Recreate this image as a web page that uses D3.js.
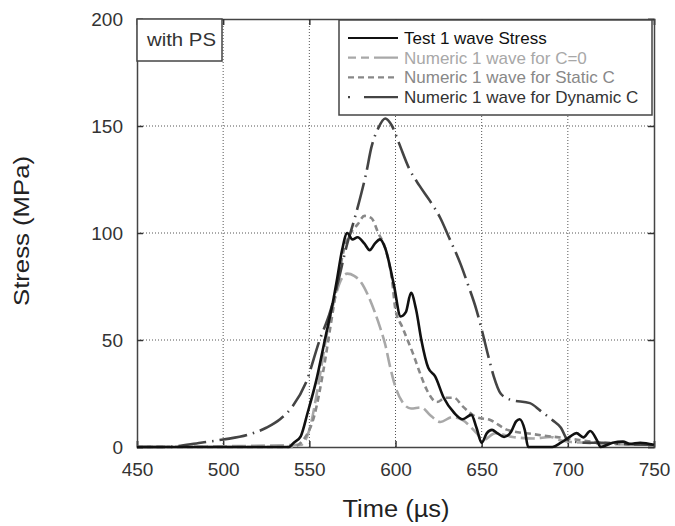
<!DOCTYPE html>
<html lang="en">
<head>
<meta charset="UTF-8" />
<title>Stress vs Time</title>
<script src="https://d3js.org/d3.v7.min.js"></script>
<style>
  body { margin: 0; background: #fff; }
  text { font-family: "Liberation Sans", Arial, sans-serif; }
</style>
</head>
<body>
<svg id="chart" width="675" height="526"></svg>
<script>
  // --- data ---
  const xTicks = [450, 500, 550, 600, 650, 700, 750];
  const yTicks = [0, 50, 100, 150, 200];

  const testT = [450, 538, 541, 545, 549, 554, 559, 564, 566, 569, 572, 575, 578, 582, 585, 588, 591, 594, 599, 603, 606, 609, 612, 615, 619, 623, 628, 634, 639, 644, 647, 650, 653, 656, 659, 663, 667, 670, 672, 675, 677, 691, 696, 701, 705, 709, 713, 717, 719, 726, 732, 736, 742, 750];
  const testS = [0, 0, 2, 5, 16, 31, 50, 69, 78, 92, 100, 97, 98, 95, 92, 95, 97, 93, 76, 61, 63, 72, 64, 50, 37, 33, 23, 16, 13, 15, 9, 2, 6.5, 8, 6.5, 4.7, 7, 12, 13, 8, 0, 0, 2, 4.7, 6.5, 4.5, 7.5, 3, 0, 2, 2.5, 1.5, 2, 1];

  const c0T = [450, 545, 550, 555, 560, 565, 569, 572, 576, 580, 584, 588, 591, 594, 597, 600, 604, 609, 615, 620, 626, 633, 639, 647, 651, 658, 668, 680, 690, 695, 702, 710, 720, 750];
  const c0S = [0, 1, 8, 28, 52, 70, 79, 81, 80, 77, 71, 63, 56, 48, 37, 28, 21, 18, 18.5, 15, 11.7, 14, 12.6, 6.5, 3.3, 6.5, 4.7, 4, 4.7, 3.3, 2.3, 2, 1.5, 1];

  const staticT = [450, 540, 548, 553, 558, 562, 566, 570, 574, 578, 582, 586, 590, 594, 598, 600, 604, 607, 610, 614, 618, 624, 629, 634, 639, 647, 655, 665, 680, 700, 720, 750];
  const staticS = [0, 0, 5, 15, 35, 55, 75, 92, 100, 104, 108, 107, 100, 93, 78, 64, 56, 50, 44, 35, 27, 21, 23, 23, 19, 14, 12.6, 8, 6, 4, 2, 1];

  const dynT = [450, 467, 487, 500, 514, 525, 533, 540, 548, 556, 562, 566, 572, 576, 580, 583, 586, 590, 594, 598, 602, 608, 614, 620, 626, 631, 638, 642, 647, 650, 654, 657, 661, 667, 678, 684, 691, 696, 700, 710, 720, 730, 750];
  const dynS = [0, 0, 2, 3.5, 5.6, 9, 13, 18.7, 30, 50, 63, 75, 95, 106, 118, 128, 140, 149, 153.5, 150, 142, 130, 122, 115, 107, 98, 85, 76, 64, 55, 42, 33, 25, 22, 20.5, 17, 12.6, 9, 3.3, 2, 2, 1.5, 1];

  const seriesNames = ["Test 1 wave Stress", "Numeric 1 wave for C=0", "Numeric 1 wave for Static C", "Numeric 1 wave for Dynamic C"];

  // --- layout ---
  const margin = { left: 137, right: 21, top: 19, bottom: 79 };
  const W = 675, H = 526;
  const svg = d3.select("#chart");
  const x = d3.scaleLinear().domain([450, 750]).range([margin.left, W - margin.right]);
  const y = d3.scaleLinear().domain([0, 200]).range([H - margin.bottom, margin.top]);

  const styles = [
    { color: "#111", dash: null, text: "#111" },
    { color: "#a8a8a8", dash: "14,5", text: "#a8a8a8" },
    { color: "#888", dash: "6,4", text: "#888" },
    { color: "#444", dash: "28,6,1.5,6", text: "#333" }
  ];

  // grid
  svg.append("g").selectAll("line")
    .data(xTicks.slice(1, -1)).enter().append("line")
    .attr("x1", d => x(d)).attr("x2", d => x(d))
    .attr("y1", y(0)).attr("y2", y(200))
    .attr("stroke", "#555").attr("stroke-width", 1).attr("stroke-dasharray", "1,2");
  svg.append("g").selectAll("line")
    .data(yTicks.slice(1, -1)).enter().append("line")
    .attr("y1", d => y(d)).attr("y2", d => y(d))
    .attr("x1", x(450)).attr("x2", x(750))
    .attr("stroke", "#555").attr("stroke-width", 1).attr("stroke-dasharray", "1,2");

  // axes (ticks inward on all sides)
  const fmt = d3.format("d");
  const axBottom = svg.append("g").attr("transform", `translate(0,${y(0)})`)
    .call(d3.axisBottom(x).tickValues(xTicks).tickSize(-6).tickPadding(16).tickFormat(fmt));
  const axLeft = svg.append("g").attr("transform", `translate(${x(450)},0)`)
    .call(d3.axisLeft(y).tickValues(yTicks).tickSize(-6).tickPadding(14).tickFormat(fmt));
  const axTop = svg.append("g").attr("transform", `translate(0,${y(200)})`)
    .call(d3.axisTop(x).tickValues(xTicks).tickSize(-6).tickFormat(""));
  const axRight = svg.append("g").attr("transform", `translate(${x(750)},0)`)
    .call(d3.axisRight(y).tickValues(yTicks).tickSize(-6).tickFormat(""));
  [axBottom, axLeft, axTop, axRight].forEach(g => {
    g.select(".domain").attr("stroke", "#444").attr("stroke-width", 1.5);
    g.selectAll(".tick line").attr("stroke", "#333").attr("stroke-width", 1.5);
    g.selectAll("text").attr("font-size", 19).attr("fill", "#333")
      .attr("font-family", "Liberation Sans, Arial, sans-serif");
  });

  // curves
  const line = d3.line().x(d => x(d[0])).y(d => y(d[1])).curve(d3.curveMonotoneX);
  const allSeries = [
    d3.zip(testT, testS), d3.zip(c0T, c0S), d3.zip(staticT, staticS), d3.zip(dynT, dynS)
  ];
  const drawOrder = [1, 2, 3, 0];
  drawOrder.forEach(i => {
    svg.append("path").datum(allSeries[i])
      .attr("d", line).attr("fill", "none")
      .attr("stroke", styles[i].color).attr("stroke-width", 2.6)
      .attr("stroke-dasharray", styles[i].dash);
  });

  // "with PS" box
  svg.append("rect").attr("x", x(450)).attr("y", y(200))
    .attr("width", 85).attr("height", 42)
    .attr("fill", "#fff").attr("stroke", "#444").attr("stroke-width", 1.5);
  svg.append("text").attr("x", 147).attr("y", 46)
    .attr("font-size", 18).attr("textLength", 69).attr("lengthAdjust", "spacingAndGlyphs")
    .attr("fill", "#333").text("with PS");

  // legend
  const lg = svg.append("g");
  lg.append("rect").attr("x", 339).attr("y", 20).attr("width", 313).attr("height", 95)
    .attr("fill", "#fff").attr("stroke", "#444").attr("stroke-width", 1.5);
  seriesNames.forEach((name, i) => {
    const by = 44 + i * 19.7;
    lg.append("line").attr("x1", 348).attr("x2", 398)
      .attr("y1", by - 6).attr("y2", by - 6)
      .attr("stroke", styles[i].color).attr("stroke-width", 2.2)
      .attr("stroke-dasharray", i === 3 ? "2,14,34" : (i === 1 ? "8,5,8,5,30" : styles[i].dash));
    lg.append("text").attr("x", 404).attr("y", by)
      .attr("font-size", 17).attr("fill", styles[i].text).text(name);
  });

  // axis titles
  svg.append("text").attr("x", 396).attr("y", 517).attr("text-anchor", "middle")
    .attr("font-size", 23).attr("textLength", 107).attr("lengthAdjust", "spacingAndGlyphs")
    .attr("fill", "#222").text("Time (µs)");
  svg.append("text").attr("transform", "translate(29,231) rotate(-90)")
    .attr("text-anchor", "middle").attr("font-size", 22)
    .attr("textLength", 150).attr("lengthAdjust", "spacingAndGlyphs")
    .attr("fill", "#222").text("Stress (MPa)");
</script>
</body>
</html>
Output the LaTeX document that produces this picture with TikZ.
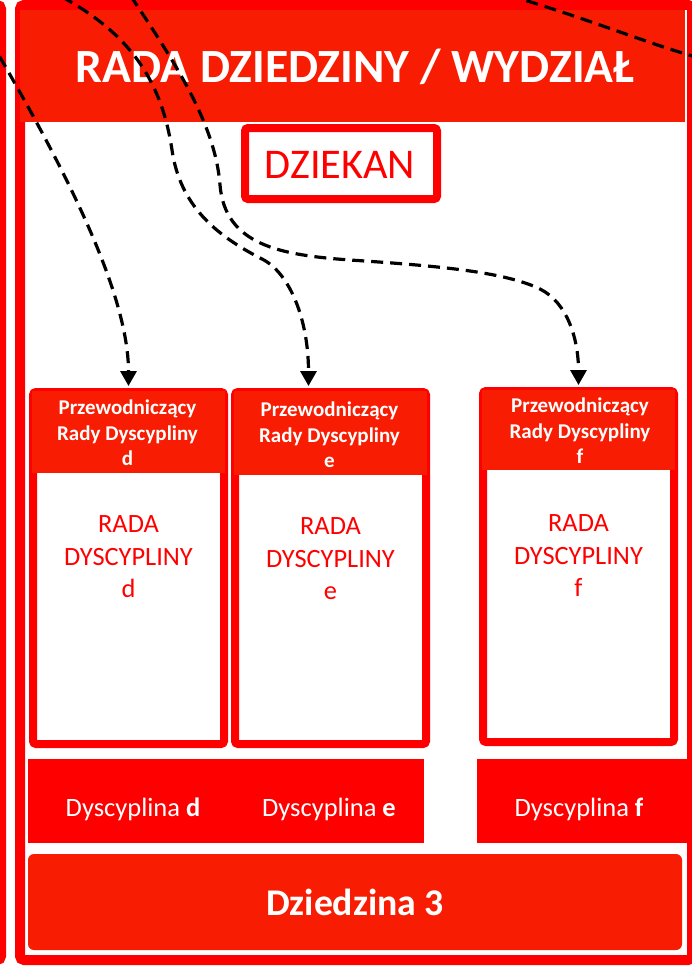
\documentclass[tikz,border=0pt]{standalone}
\usepackage{fontspec}
\setmainfont{Carlito}
\usetikzlibrary{arrows.meta}
\definecolor{brd}{RGB}{255,0,0}
\definecolor{hdr}{RGB}{247,28,2}
\tikzset{
 dasharrow/.style={draw=black, line width=3.2pt, dash pattern=on 12pt off 7pt, -{Triangle[width=16pt,length=15pt]}},
 dashline/.style={draw=black, line width=3.2pt, dash pattern=on 12pt off 7pt},
 chairbox/.style={draw=brd, line width=8pt, rounded corners=3pt, minimum width=191pt, minimum height=352pt, fill=white, inner sep=0pt},
 chairhead/.style={text=white, font=\fontsize{21}{25.5}\selectfont\bfseries, align=center, inner sep=0pt},
 council/.style={text=brd, font=\fontsize{26.4}{32.5}\selectfont, align=center, inner sep=0pt},
 discl/.style={text=white, font=\fontsize{26.5}{30}\selectfont, inner sep=0pt, anchor=base},
 bigtitle/.style={anchor=base, text=white, font=\fontsize{47.7}{52}\selectfont\bfseries, inner sep=0pt},
}
\begin{document}
\begin{tikzpicture}[x=1pt,y=-1pt]
\useasboundingbox (0,0) rectangle (692,966);
\clip (0,0) rectangle (692,966);
\fill[white] (0,0) rectangle (692,966);
% neighbouring frame strip
\draw[brd, line width=10pt, rounded corners=4pt] (-300,5) rectangle (1,960);
% main frame
\draw[brd, line width=10pt, rounded corners=4pt] (20,5) rectangle (692,960);
\fill[hdr] (20,10) rectangle (685,122);
\node[bigtitle] (title) at (355,82) {RADA DZIEDZINY / WYDZIAŁ};
% dziekan
\node[draw=brd, line width=8pt, rounded corners=3pt, minimum width=192pt, minimum height=71pt, inner sep=0pt] (dziekan) at (341,163.5) {};
\node[anchor=base, text=brd, font=\fontsize{42.3}{46}\selectfont, inner sep=0pt] (dziekanT) at (340,178) {DZIEKAN};
% chair boxes
\node[chairbox] (dP) at (128.5,568) {};
\node[chairbox] (eP) at (330.5,568) {};
\node[chairbox, minimum height=351pt] (fP) at (578.5,566.5) {};
\fill[hdr] (32,391) rectangle (225,473);
\fill[hdr] (234,391) rectangle (427,475);
\fill[hdr] (482,390) rectangle (675,470);
\node[chairhead] (dH) at (127.5,433) {Przewodniczący\\Rady Dyscypliny\\d};
\node[chairhead] (eH) at (329.5,435) {Przewodniczący\\Rady Dyscypliny\\e};
\node[chairhead] (fH) at (580,431) {Przewodniczący\\Rady Dyscypliny\\f};
\node[council] (dR) at (128.5,557) {RADA\\DYSCYPLINY\\d};
\node[council] (eR) at (330.5,559) {RADA\\DYSCYPLINY\\e};
\node[council] (fR) at (578.5,556) {RADA\\DYSCYPLINY\\f};
% discipline bars
\fill[brd] (28,759) rectangle (424,843);
\fill[brd] (477,759) rectangle (687,843);
\node[discl] (dD) at (133,816) {Dyscyplina \textbf{d}};
\node[discl] (eD) at (329,816) {Dyscyplina \textbf{e}};
\node[discl] (fD) at (579,816) {Dyscyplina \textbf{f}};
% domain
\node[fill=hdr, rounded corners=6pt, minimum width=654pt, minimum height=96pt, inner sep=0pt, text=white, font=\fontsize{37.7}{42}\selectfont\bfseries] (dz) at (355,902) {Dziedzina 3};
% dashed connectors
\coordinate (s1) at (-10,40);
\coordinate (s2) at (45,-12);
\coordinate (s3) at (120,-20);
\coordinate (s4) at (490,-10);
\coordinate (e4) at (700,58);
\draw[dasharrow] (s1) .. controls (60,160) and (128.5,290) .. ([yshift=2pt]dP.north);
\draw[dasharrow] (s2) .. controls (120,25) and (160,70) .. (172,150) .. controls (180,205) and (215,235) .. (262,259) .. controls (290,273) and (308.5,320) .. ([xshift=-22pt,yshift=2pt]eP.north);
\draw[dasharrow] (s3) .. controls (170,55) and (215,120) .. (220,185) .. controls (225,245) and (280,255) .. (350,260) .. controls (440,266) and (505,272) .. (540,289) .. controls (568,303) and (578.5,340) .. ([yshift=2pt]fP.north);
\draw[dashline] (s4) .. controls (580,15) and (650,45) .. (e4);
\end{tikzpicture}
\end{document}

# # # #

Given task: Write out again exactly the lines from the start of the data above through the line containing "const yTicks = [0, 50, 100, 150, 200];", inclusive, excluding any pictures.

Result of the task:
Recreate this image as a web page that uses D3.js.
<!DOCTYPE html>
<html lang="en">
<head>
<meta charset="UTF-8" />
<title>Stress vs Time</title>
<script src="https://d3js.org/d3.v7.min.js"></script>
<style>
  body { margin: 0; background: #fff; }
  text { font-family: "Liberation Sans", Arial, sans-serif; }
</style>
</head>
<body>
<svg id="chart" width="675" height="526"></svg>
<script>
  // --- data ---
  const xTicks = [450, 500, 550, 600, 650, 700, 750];
  const yTicks = [0, 50, 100, 150, 200];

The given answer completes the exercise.